Georgetown answered with a drive to the Yale four, where the Bulldog defense made its next crucial stand. On second down from there running back Kyle Van Fleet took the ball up the middle and was stopped a yard short of the goal-line by Pilkerton and junior defensive end Brady Hart. On third down Van Fleet again tried the middle, but Hart and Abare brought him down for no gain. That set up a fourth down that was clearly going to be a game-changing play. Abare got credit for the stop as receiver Charlie Houghton was brought down short of the end zone after a toss left. Larry Abare was quick to distribute that credit, though, including his twin brother Bobby.

"I think Bobby was the one who stopped him," Larry said. "I got penetration, then [Houghton] cut it back and the rest of the defense cleaned up."

Still, the Hoyas would not go away. Field position swung in their favor when they stopped a Yale drive at the Eli 11; after the punt Georgetown took over at its own 39. A pair of third-down conversions kept that drive alive until it culminated with Bassuener tossing a seven-yard touchdown pass to receiver Anthony Hornsey in the end zone. That pulled the Hoyas within 21-14 with 6:08 to play.

The Bulldogs turned to McLeod, the Walter Payton Award candidate, to put some distance between themselves and the Hoyas. A 28-yard kickoff return by sophomore wide receiver Reid Lathan gave the offense the ball at the Yale 42. After that, other than a 12-yard completion to Drake to convert a third-and-seven, the rest of the yardage was covered by McLeod. His 14-yard trot into the end zone with 2:22 to play sent a good chunk of the crowd toward the exits.
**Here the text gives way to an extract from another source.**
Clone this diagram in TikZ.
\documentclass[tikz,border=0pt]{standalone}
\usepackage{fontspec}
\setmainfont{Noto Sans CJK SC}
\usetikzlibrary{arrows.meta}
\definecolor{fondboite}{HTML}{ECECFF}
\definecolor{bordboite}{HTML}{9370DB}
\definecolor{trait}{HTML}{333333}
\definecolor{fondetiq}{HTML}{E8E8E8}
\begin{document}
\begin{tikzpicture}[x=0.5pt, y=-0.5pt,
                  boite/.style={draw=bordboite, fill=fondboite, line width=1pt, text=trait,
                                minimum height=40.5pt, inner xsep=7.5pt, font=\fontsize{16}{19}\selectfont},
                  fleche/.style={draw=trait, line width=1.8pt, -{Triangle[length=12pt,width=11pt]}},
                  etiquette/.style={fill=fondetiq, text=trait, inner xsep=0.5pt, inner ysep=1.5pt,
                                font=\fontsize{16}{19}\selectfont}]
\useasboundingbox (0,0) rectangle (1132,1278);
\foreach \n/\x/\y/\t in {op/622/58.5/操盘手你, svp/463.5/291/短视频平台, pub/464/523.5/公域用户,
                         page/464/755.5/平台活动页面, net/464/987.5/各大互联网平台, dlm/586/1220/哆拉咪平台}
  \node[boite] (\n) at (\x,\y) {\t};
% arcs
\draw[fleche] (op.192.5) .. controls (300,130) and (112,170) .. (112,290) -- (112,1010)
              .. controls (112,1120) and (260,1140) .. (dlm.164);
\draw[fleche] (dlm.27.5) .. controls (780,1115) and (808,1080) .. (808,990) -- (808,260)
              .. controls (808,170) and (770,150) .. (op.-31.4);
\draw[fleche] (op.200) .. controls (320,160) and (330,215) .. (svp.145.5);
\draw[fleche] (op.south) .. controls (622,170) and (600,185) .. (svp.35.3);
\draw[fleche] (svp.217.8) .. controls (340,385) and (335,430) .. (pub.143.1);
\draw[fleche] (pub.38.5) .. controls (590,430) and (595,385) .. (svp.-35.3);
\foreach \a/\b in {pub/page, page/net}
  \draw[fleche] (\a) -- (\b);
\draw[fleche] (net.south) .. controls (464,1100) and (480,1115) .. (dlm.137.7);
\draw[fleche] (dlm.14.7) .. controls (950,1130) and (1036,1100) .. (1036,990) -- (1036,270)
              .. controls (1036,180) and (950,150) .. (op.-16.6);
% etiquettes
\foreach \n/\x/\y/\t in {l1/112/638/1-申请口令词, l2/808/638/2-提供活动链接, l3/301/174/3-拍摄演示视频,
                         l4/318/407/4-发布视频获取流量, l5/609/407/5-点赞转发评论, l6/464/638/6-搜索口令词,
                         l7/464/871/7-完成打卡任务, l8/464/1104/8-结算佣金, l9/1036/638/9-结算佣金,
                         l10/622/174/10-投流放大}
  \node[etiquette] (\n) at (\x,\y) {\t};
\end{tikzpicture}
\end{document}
It also moved McLeod into a tie for second on Yale's all-time rushing touchdown list (29, Robert Carr 2001-2004; five behind John Pagliaro's total from 1975-1977).

The Hoyas' final drive did get to the Yale 21 with 1:41 to play, but junior free safety Steven Santoro's interception there put an end to the threat.

Yale hosts Cornell at the Yale Bowl, Class of 1954 Field next Saturday at 12:30, the Ivy League opener. It is also Youth Day.